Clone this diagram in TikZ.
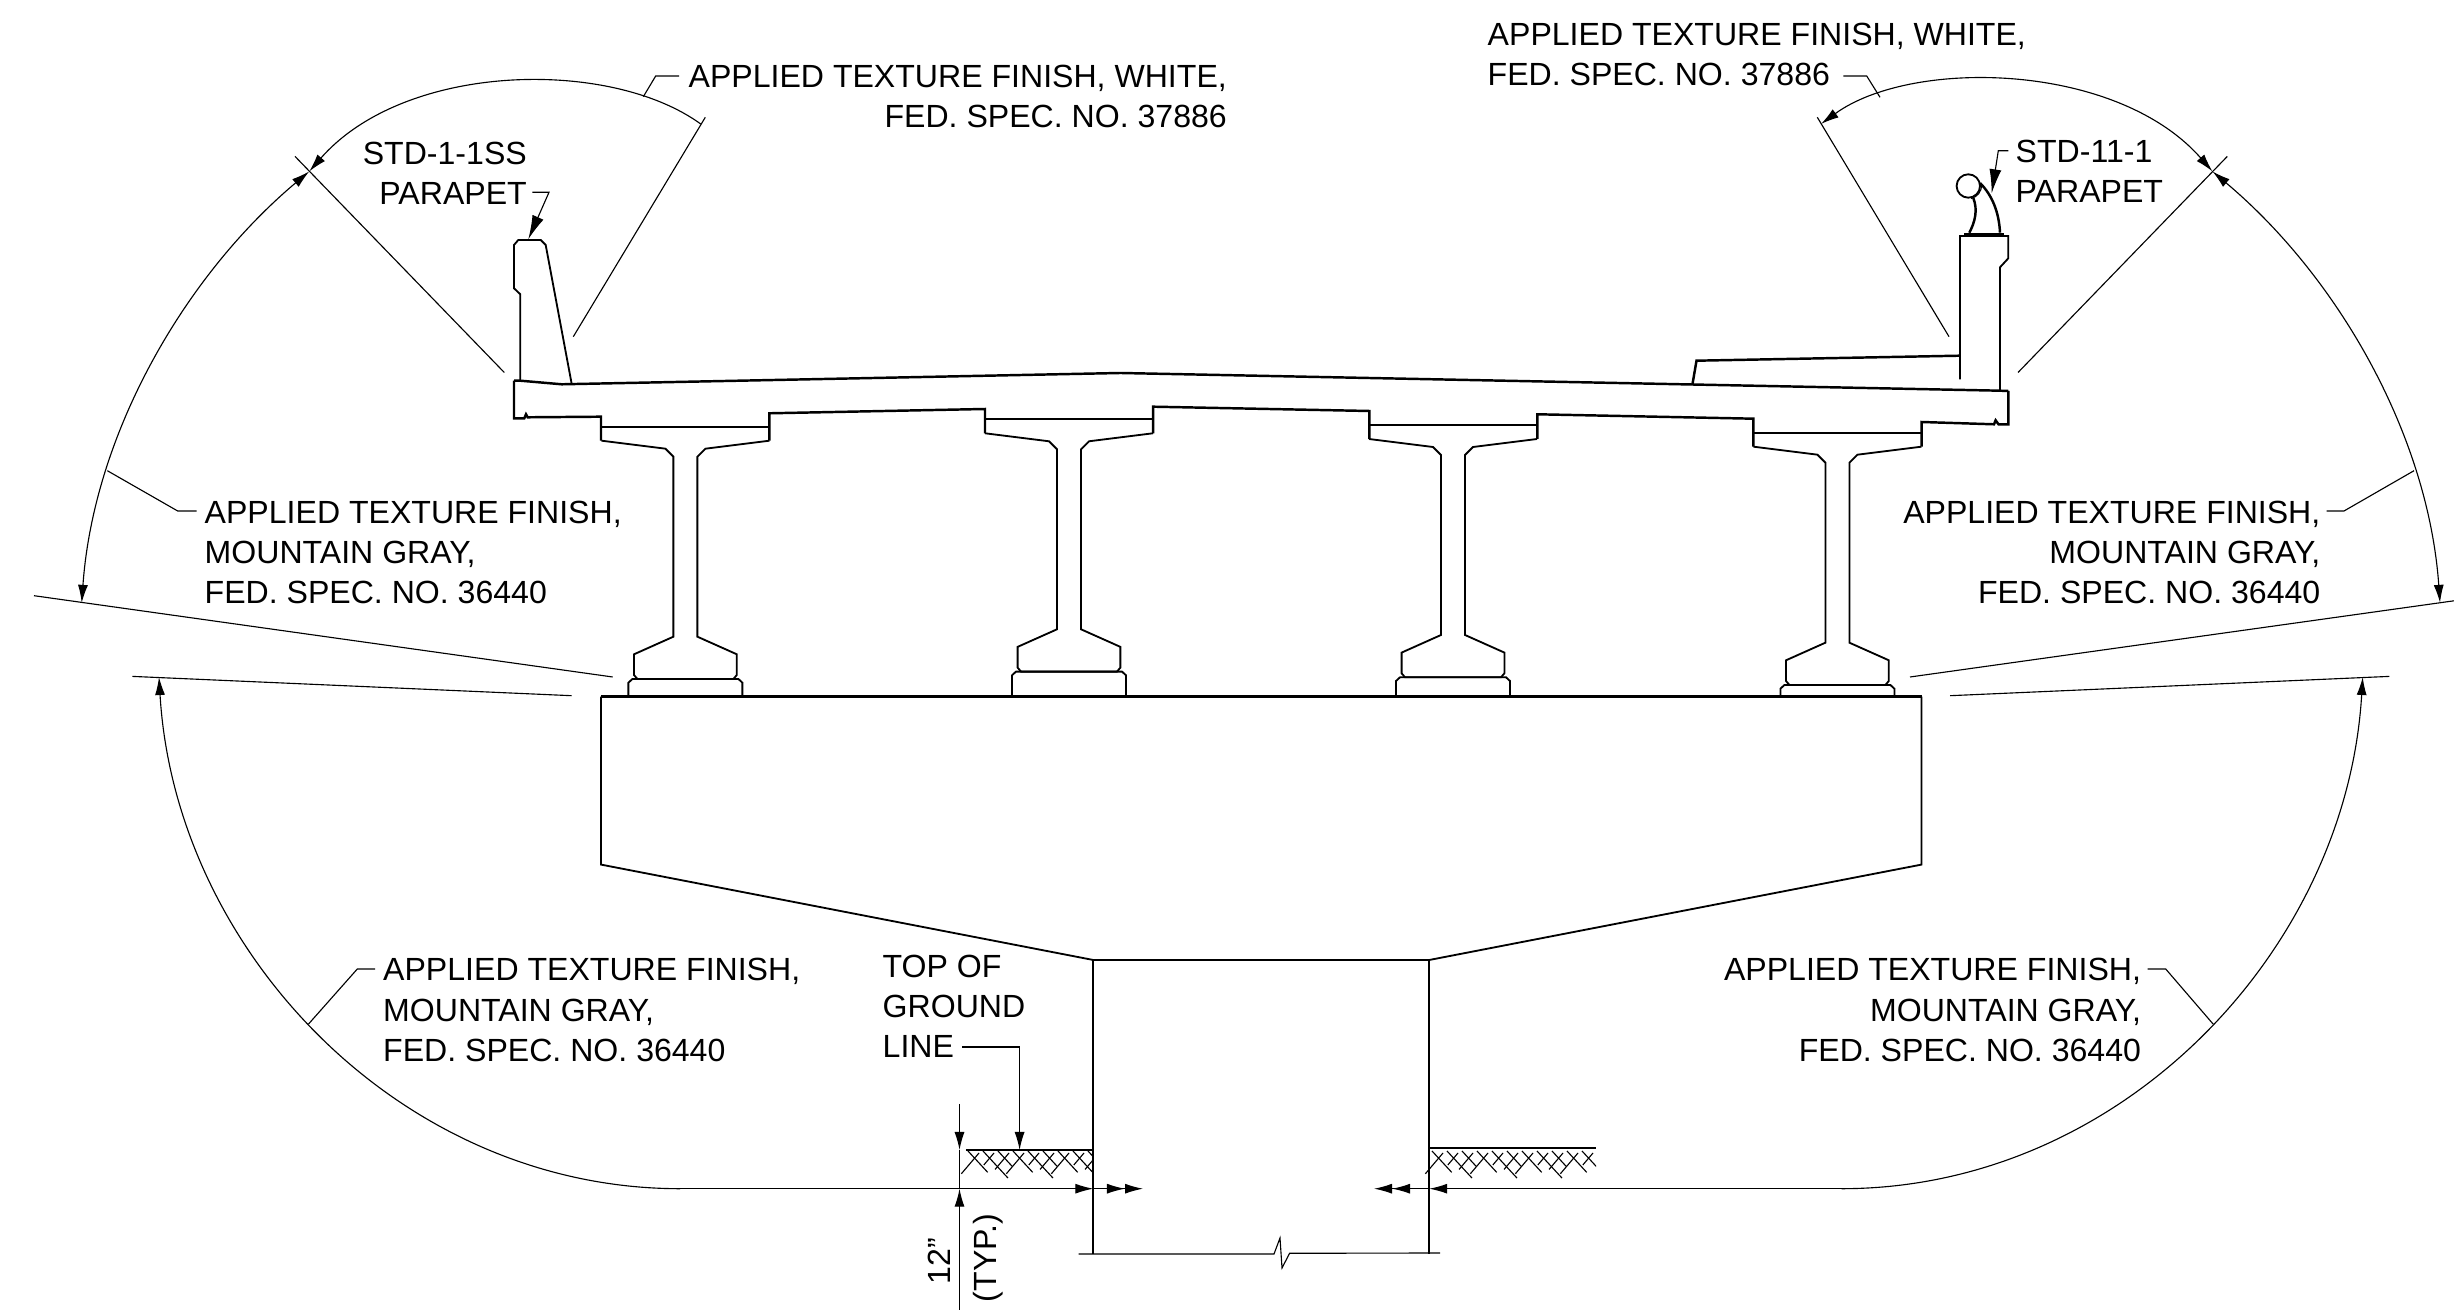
\documentclass[tikz,border=0pt]{standalone}
\usepackage{fontspec}
\setmainfont{Liberation Sans}
\usetikzlibrary{arrows.meta}

% one precast girder with its bearing pad, origin under the deck haunch
\newcommand{\girder}[2]{
    \begin{scope}[shift={(#1,#2)}]
        \pgfmathsetmacro{\padbase}{696.7-#2}
        \draw[outline] (-84,-14) -- (84,-14);
        \draw[outline] (-84,0) -- (-20,8) -- (-12,16) -- (-12,196) -- (-51.4,213.6)
            -- (-51.4,234.3) -- (-48,238.3) -- (48,238.3) -- (51.4,234.3) -- (51.4,213.6)
            -- (12,196) -- (12,16) -- (20,8) -- (84,0);
        \draw[outline] (-57,\padbase) -- (-57,242) -- (-53,238.3) -- (53,238.3) -- (57,242) -- (57,\padbase);
    \end{scope}
}
% hatching under a ground line
\newcommand{\groundhatch}[3]{
    \begin{scope}
        \clip (#1-8,1148) rectangle (#2,1180);
        \foreach \dx [count=\i] in {#1,#3,...,#2} {
            \pgfmathsetmacro{\len}{0.6+0.22*mod(\i,3)}
            \pgfmathsetmacro{\lenb}{0.6+0.22*mod(\i+1,3)}
            \draw[fine] (\dx,1151) -- ++(24*\len,26*\len);
            \draw[fine] (\dx+11,1153) -- ++(-17*\lenb,20*\lenb);
        }
    \end{scope}
}

\begin{document}
\begin{tikzpicture}[
    x=0.01cm, y=-0.01cm,
    >={Latex[length=1.8mm,width=1mm]},
    outline/.style={line width=0.52pt},
    heavy/.style={line width=0.7pt},
    fine/.style={line width=0.32pt},
    note/.style={font=\fontsize{9.12}{11.5}\selectfont, inner sep=0pt},
    pointer/.style={fine, -{Latex[length=2.4mm,width=1.2mm]}}
]
    \useasboundingbox (0,0) rectangle (2454,1310);

    % Deck
    \draw[heavy] (514,380.7) -- (520.3,380.7) -- (561.7,384.3) -- (1120.6,373) -- (2000,390.7) -- (2008.3,391);
    \draw[heavy] (514,380.7) -- (514,418.3) -- (524.3,418.3) -- (526,414.3) -- (527.7,417.3) -- (601,416.7) -- (601,440.7);
    \draw[heavy] (769.3,440.7) -- (769.3,413.3) -- (985,409) -- (985,433.3);
    \draw[heavy] (1153.2,433.3) -- (1153.2,406.7) -- (1369.3,411) -- (1369.3,439);
    \draw[heavy] (1537.4,439) -- (1537.4,414.3) -- (1753.3,418.7) -- (1753.3,446.7);
    \draw[heavy] (1921.5,446.7) -- (1921.5,422) -- (1994,424.3) -- (1995.6,420.3) -- (1998.5,424.3) -- (2008.3,424.5) -- (2008.3,391);
    \draw[heavy] (1692.5,384) -- (1696.5,360.7) -- (1960,355.7);

    % Parapets
    \draw[outline] (520.3,380.7) -- (520.3,294.3) -- (514,288.3) -- (514,245) -- (518.3,240)
        -- (540.7,240) -- (545.7,245) -- (571.7,384);
    \draw[outline] (1960,379.3) -- (1960,236) -- (2008.3,236) -- (2008.3,258.3) -- (2000,267.3) -- (2000,390.7);
    \draw[heavy] (1964,234) -- (2004.3,234);
    \draw[outline] (1968.3,186) circle (11.7);
    \draw[heavy] (2000,232.7) .. controls (1999,212) and (1992,195) .. (1980,183);
    \draw[heavy] (1969.3,232.7) .. controls (1975,222) and (1978,210) .. (1973.3,198);
    \draw[fine] (1981.5,184) .. controls (1982,192) and (1977,197) .. (1971,198.5);

    % Girders
    \girder{685.4}{440.7}
    \girder{1069}{433.3}
    \girder{1453}{439}
    \girder{1837.4}{446.7}

    % Pier
    \draw[heavy] (601,696.7) -- (1921.5,696.7);
    \draw[outline] (601,696.7) -- (601,864.6) -- (1093.3,960) -- (1429.2,960) -- (1921.5,864.6) -- (1921.5,696.7);
    \draw[outline] (1093.3,960) -- (1093.3,1254);
    \draw[outline] (1429.2,960) -- (1429.2,1254);
    \draw[fine] (1078.7,1254) -- (1274,1254) -- (1280,1238) -- (1282,1268) -- (1289.6,1253.3) -- (1440,1253);

    % Ground
    \draw[outline] (965.8,1150) -- (1093.3,1150);
    \draw[outline] (1429.2,1148.3) -- (1596.4,1148.3);
    \groundhatch{968}{1093}{983}
    \groundhatch{1432}{1596}{1447}

    % Extension lines
    \draw[fine] (295,156.4) -- (504.3,372.5);
    \draw[fine] (705.3,117.3) -- (573.3,336.7);
    \draw[fine] (34,595.7) -- (612.7,677);
    \draw[fine] (132.3,676.4) -- (571.7,695.7);
    \draw[fine] (2227.3,156.4) -- (2018,372.5);
    \draw[fine] (1817.3,117.3) -- (1949,336.7);
    \draw[fine] (2454,600.8) -- (1910,677);
    \draw[fine] (2389.4,676.4) -- (1950,695.7);

    % Finish zones, left
    \draw[fine, <->] (81.7,602.9) .. controls (93.5,435.2) and (183.5,277.1) .. (309.3,171.4);
    \draw[fine, <-] (309.3,171.4) .. controls (405,62) and (610,58) .. (700.7,124);
    \draw[fine, <-] (159,677) .. controls (175,950) and (400,1188.7) .. (680,1188.7);
    \draw[fine, ->] (680,1188.7) -- (1093.3,1188.7);
    \draw[fine, ->>] (1093.3,1188.7) -- (1143,1188.7);

    % Finish zones, right
    \draw[fine, <->] (2440,602.9) .. controls (2428.2,435.2) and (2338.2,277.1) .. (2212.4,171.4);
    \draw[fine, <->] (2212.4,171.4) .. controls (2116.7,62) and (1911.7,58) .. (1821,124);
    \draw[fine, <-] (2362.7,677) .. controls (2346.7,950) and (2121.7,1188.7) .. (1841.7,1188.7);
    \draw[fine, ->] (1841.7,1188.7) -- (1429.2,1188.7);
    \draw[fine, ->>] (1429.2,1188.7) -- (1374,1188.7);

    % Notes
    \node[note, align=right, anchor=base east] (whiteleft) at (1227.5,128) {APPLIED TEXTURE FINISH, WHITE,\\FED. SPEC. NO. 37886};
    \node[note, align=left, anchor=base west] (whiteright) at (1487,86) {APPLIED TEXTURE FINISH, WHITE,\\FED. SPEC. NO. 37886};
    \node[note, align=right, anchor=base east] (parapetleft) at (527.5,205) {STD-1-1SS\\PARAPET};
    \node[note, align=left, anchor=base west] (parapetright) at (2015,203) {STD-11-1\\PARAPET};
    \node[note, align=left, anchor=base west] (grayleft) at (204,604) {APPLIED TEXTURE FINISH,\\MOUNTAIN GRAY,\\FED. SPEC. NO. 36440};
    \node[note, align=right, anchor=base east] (grayright) at (2321,604) {APPLIED TEXTURE FINISH,\\MOUNTAIN GRAY,\\FED. SPEC. NO. 36440};
    \node[note, align=left, anchor=base west] (graylowleft) at (382.5,1061.5) {APPLIED TEXTURE FINISH,\\MOUNTAIN GRAY,\\FED. SPEC. NO. 36440};
    \node[note, align=right, anchor=base east] (graylowright) at (2141.7,1061.5) {APPLIED TEXTURE FINISH,\\MOUNTAIN GRAY,\\FED. SPEC. NO. 36440};
    \node[note, align=left, anchor=base west] (groundnote) at (882,1058) {TOP OF\\GROUND\\LINE};
    \node[note, rotate=90, anchor=base] (height) at (950,1261) {12"};
    \node[note, rotate=90, anchor=base] (typical) at (996,1258) {(TYP.)};

    % Leaders
    \coordinate (onarcleft) at (643.3,96.7);
    \coordinate (onarcright) at (1880,97.3);
    \coordinate (onsideleft) at (107.3,470.7);
    \coordinate (onsideright) at (2414,470.7);
    \coordinate (onlowleft) at (308.3,1024.3);
    \coordinate (onlowright) at (2213.3,1024.3);
    \draw[fine] (onarcleft) -- (655.7,76) -- (679,76);
    \draw[fine] (onarcright) -- (1866.7,76) -- (1843.3,76);
    \draw[fine] (onsideleft) -- (177.7,511) -- (196.7,511);
    \draw[fine] (onsideright) -- (2344,511) -- (2326.7,511);
    \draw[fine] (onlowleft) -- (357.3,969) -- (375,969);
    \draw[fine] (onlowright) -- (2165.7,969) -- (2147.7,969);
    \draw[pointer] (532.3,192.3) -- (549,192.3) -- (528.3,239.3);
    \draw[pointer] (2008.3,150.7) -- (1998.3,150.7) -- (1991.7,193.3);
    \draw[fine, ->] (962,1047) -- (1019.6,1047) -- (1019.6,1150);

    % Ground clearance
    \draw[fine, ->] (959.5,1104) -- (959.5,1150);
    \draw[fine] (959.5,1150) -- (959.5,1188.7);
    \draw[fine, ->] (959.5,1310) -- (959.5,1188.7);
\end{tikzpicture}
\end{document}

══════════════════════════════

■ AIM ■
The lines from the start of the data through the line that contains "(0,0) rectangle (2454,1310);" are to be returned exactly, please, with both ends included and every picture left out.

■ SOLUTION BELOW ■
Clone this diagram in TikZ.
\documentclass[tikz,border=0pt]{standalone}
\usepackage{fontspec}
\setmainfont{Liberation Sans}
\usetikzlibrary{arrows.meta}

% one precast girder with its bearing pad, origin under the deck haunch
\newcommand{\girder}[2]{
    \begin{scope}[shift={(#1,#2)}]
        \pgfmathsetmacro{\padbase}{696.7-#2}
        \draw[outline] (-84,-14) -- (84,-14);
        \draw[outline] (-84,0) -- (-20,8) -- (-12,16) -- (-12,196) -- (-51.4,213.6)
            -- (-51.4,234.3) -- (-48,238.3) -- (48,238.3) -- (51.4,234.3) -- (51.4,213.6)
            -- (12,196) -- (12,16) -- (20,8) -- (84,0);
        \draw[outline] (-57,\padbase) -- (-57,242) -- (-53,238.3) -- (53,238.3) -- (57,242) -- (57,\padbase);
    \end{scope}
}
% hatching under a ground line
\newcommand{\groundhatch}[3]{
    \begin{scope}
        \clip (#1-8,1148) rectangle (#2,1180);
        \foreach \dx [count=\i] in {#1,#3,...,#2} {
            \pgfmathsetmacro{\len}{0.6+0.22*mod(\i,3)}
            \pgfmathsetmacro{\lenb}{0.6+0.22*mod(\i+1,3)}
            \draw[fine] (\dx,1151) -- ++(24*\len,26*\len);
            \draw[fine] (\dx+11,1153) -- ++(-17*\lenb,20*\lenb);
        }
    \end{scope}
}

\begin{document}
\begin{tikzpicture}[
    x=0.01cm, y=-0.01cm,
    >={Latex[length=1.8mm,width=1mm]},
    outline/.style={line width=0.52pt},
    heavy/.style={line width=0.7pt},
    fine/.style={line width=0.32pt},
    note/.style={font=\fontsize{9.12}{11.5}\selectfont, inner sep=0pt},
    pointer/.style={fine, -{Latex[length=2.4mm,width=1.2mm]}}
]
    \useasboundingbox (0,0) rectangle (2454,1310);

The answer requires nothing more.